══ SUPPLIED MATERIAL

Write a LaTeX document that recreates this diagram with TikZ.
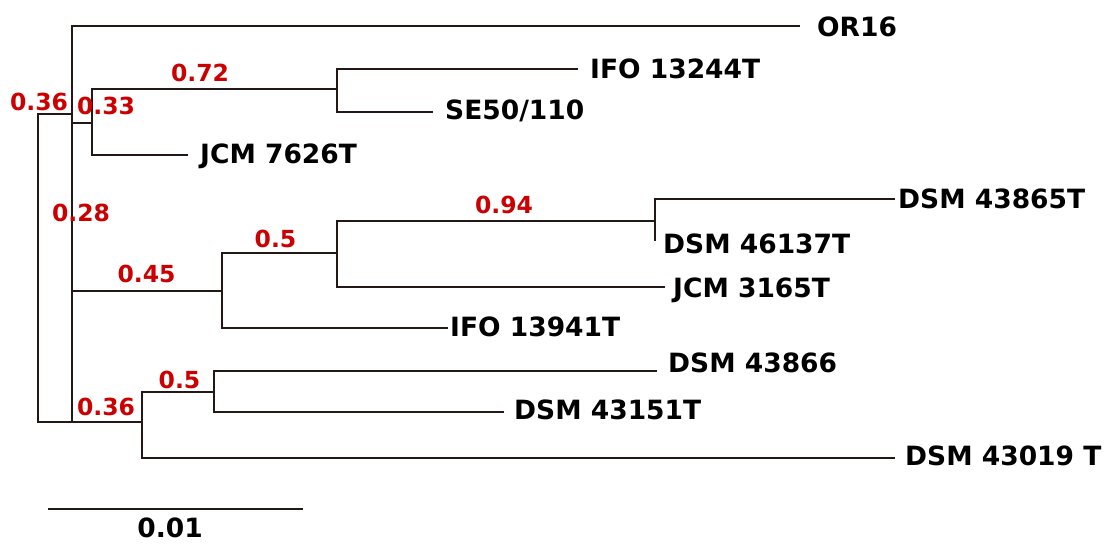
\documentclass[tikz,border=0pt]{standalone}
\usepackage{fontspec}
\setmainfont{DejaVu Sans}
\definecolor{branchcol}{HTML}{231815}
\definecolor{supportcol}{HTML}{CC0000}
\tikzset{
	branch/.style={draw=branchcol,line width=2.4pt},
	taxon/.style={anchor=west,inner sep=0pt,text depth=0pt,font=\bfseries\fontsize{26.5}{30}\selectfont},
	support/.style={inner sep=0pt,text depth=0pt,text=supportcol,font=\bfseries\fontsize{23.5}{28}\selectfont},
	scalelabel/.style={inner sep=0pt,text depth=0pt,font=\bfseries\fontsize{26.5}{30}\selectfont},
}
\begin{document}
\begin{tikzpicture}[x=1pt,y=-1pt]
	\useasboundingbox (0,0) rectangle (1107,544);
	\path 
		(38,114) coordinate (R1)
		(38,422) coordinate (R2)
		(72,114) coordinate (S1)
		(72,422) coordinate (S2)
		(72,123) coordinate (S3)
		(72,291) coordinate (S4)
		(92,123) coordinate (A0)
		(92,155) coordinate (A2)
		(337,89) coordinate (B0)
		(337,112) coordinate (B2)
		(222,291) coordinate (C0)
		(222,328) coordinate (C2)
		(337,253) coordinate (D0)
		(337,287) coordinate (D2)
		(655,221) coordinate (E0)
		(655,241) coordinate (E2)
		(142,422) coordinate (F0)
		(142,458) coordinate (F2)
		(214,392) coordinate (G0)
		(214,412) coordinate (G2)
		(800,26) coordinate (T1)
		(578,69) coordinate (T2)
		(433,112) coordinate (T3)
		(188,155) coordinate (T4)
		(895,199) coordinate (T5)
		(665,287) coordinate (T6)
		(448,328) coordinate (T7)
		(657,371) coordinate (T8)
		(504,412) coordinate (T9)
		(895,458) coordinate (T10)
		(48,509) coordinate (L1)
		(303,509) coordinate (L2)
		;
		
	\draw[branch]
		(S1) -- (R1) -- (R2) -- (F0)
		(T1) -| (S2)
		(S3) -- (A0)
		(B0) -| (A2) -- (T4)
		(T2) -| (B2) -- (T3)
		(S4) -- (C0)
		(D0) -| (C2) -- (T7)
		(E0) -| (D2) -- (T6)
		(T5) -| (E2)
		(G0) -| (F2) -- (T10)
		(T8) -| (G2) -- (T9)
		(L1) -- (L2)
	;
	
	\node[taxon] (or16) at (817,27) {OR16};
	\node[taxon] (ifo13244) at (590,69) {IFO 13244T};
	\node[taxon] (se50) at (445,110) {SE50/110};
	\node[taxon] (jcm7626) at (200,154) {JCM 7626T};
	\node[taxon] (dsm43865) at (898,199) {DSM 43865T};
	\node[taxon] (dsm46137) at (663,244) {DSM 46137T};
	\node[taxon] (jcm3165) at (673,288) {JCM 3165T};
	\node[taxon] (ifo13941) at (450,327) {IFO 13941T};
	\node[taxon] (dsm43866) at (668,363) {DSM 43866};
	\node[taxon] (dsm43151) at (514,410) {DSM 43151T};
	\node[taxon] (dsm43019) at (905,456) {DSM 43019 T};
	\node[scalelabel] (scale) at (170,528) {0.01};
	
	\node[support] (bs1) at (39,102) {0.36};
	\node[support] (bs2) at (106,106) {0.33};
	\node[support] (bs3) at (200,73) {0.72};
	\node[support] (bs4) at (81,213) {0.28};
	\node[support] (bs5) at (146.5,274) {0.45};
	\node[support] (bs6) at (275.5,239) {0.5};
	\node[support] (bs7) at (504,205) {0.94};
	\node[support] (bs8) at (179.5,380) {0.5};
	\node[support] (bs9) at (106,407) {0.36};
\end{tikzpicture}
\end{document}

════

**TASK PROMPT**.
Leaving the pictures aside, transcribe the entire listing exactly.

**SOLUTION FOR THIS EXERCISE**.
Write a LaTeX document that recreates this diagram with TikZ.
\documentclass[tikz,border=0pt]{standalone}
\usepackage{fontspec}
\setmainfont{DejaVu Sans}
\definecolor{branchcol}{HTML}{231815}
\definecolor{supportcol}{HTML}{CC0000}
\tikzset{
	branch/.style={draw=branchcol,line width=2.4pt},
	taxon/.style={anchor=west,inner sep=0pt,text depth=0pt,font=\bfseries\fontsize{26.5}{30}\selectfont},
	support/.style={inner sep=0pt,text depth=0pt,text=supportcol,font=\bfseries\fontsize{23.5}{28}\selectfont},
	scalelabel/.style={inner sep=0pt,text depth=0pt,font=\bfseries\fontsize{26.5}{30}\selectfont},
}
\begin{document}
\begin{tikzpicture}[x=1pt,y=-1pt]
	\useasboundingbox (0,0) rectangle (1107,544);
	\path 
		(38,114) coordinate (R1)
		(38,422) coordinate (R2)
		(72,114) coordinate (S1)
		(72,422) coordinate (S2)
		(72,123) coordinate (S3)
		(72,291) coordinate (S4)
		(92,123) coordinate (A0)
		(92,155) coordinate (A2)
		(337,89) coordinate (B0)
		(337,112) coordinate (B2)
		(222,291) coordinate (C0)
		(222,328) coordinate (C2)
		(337,253) coordinate (D0)
		(337,287) coordinate (D2)
		(655,221) coordinate (E0)
		(655,241) coordinate (E2)
		(142,422) coordinate (F0)
		(142,458) coordinate (F2)
		(214,392) coordinate (G0)
		(214,412) coordinate (G2)
		(800,26) coordinate (T1)
		(578,69) coordinate (T2)
		(433,112) coordinate (T3)
		(188,155) coordinate (T4)
		(895,199) coordinate (T5)
		(665,287) coordinate (T6)
		(448,328) coordinate (T7)
		(657,371) coordinate (T8)
		(504,412) coordinate (T9)
		(895,458) coordinate (T10)
		(48,509) coordinate (L1)
		(303,509) coordinate (L2)
		;
		
	\draw[branch]
		(S1) -- (R1) -- (R2) -- (F0)
		(T1) -| (S2)
		(S3) -- (A0)
		(B0) -| (A2) -- (T4)
		(T2) -| (B2) -- (T3)
		(S4) -- (C0)
		(D0) -| (C2) -- (T7)
		(E0) -| (D2) -- (T6)
		(T5) -| (E2)
		(G0) -| (F2) -- (T10)
		(T8) -| (G2) -- (T9)
		(L1) -- (L2)
	;
	
	\node[taxon] (or16) at (817,27) {OR16};
	\node[taxon] (ifo13244) at (590,69) {IFO 13244T};
	\node[taxon] (se50) at (445,110) {SE50/110};
	\node[taxon] (jcm7626) at (200,154) {JCM 7626T};
	\node[taxon] (dsm43865) at (898,199) {DSM 43865T};
	\node[taxon] (dsm46137) at (663,244) {DSM 46137T};
	\node[taxon] (jcm3165) at (673,288) {JCM 3165T};
	\node[taxon] (ifo13941) at (450,327) {IFO 13941T};
	\node[taxon] (dsm43866) at (668,363) {DSM 43866};
	\node[taxon] (dsm43151) at (514,410) {DSM 43151T};
	\node[taxon] (dsm43019) at (905,456) {DSM 43019 T};
	\node[scalelabel] (scale) at (170,528) {0.01};
	
	\node[support] (bs1) at (39,102) {0.36};
	\node[support] (bs2) at (106,106) {0.33};
	\node[support] (bs3) at (200,73) {0.72};
	\node[support] (bs4) at (81,213) {0.28};
	\node[support] (bs5) at (146.5,274) {0.45};
	\node[support] (bs6) at (275.5,239) {0.5};
	\node[support] (bs7) at (504,205) {0.94};
	\node[support] (bs8) at (179.5,380) {0.5};
	\node[support] (bs9) at (106,407) {0.36};
\end{tikzpicture}
\end{document}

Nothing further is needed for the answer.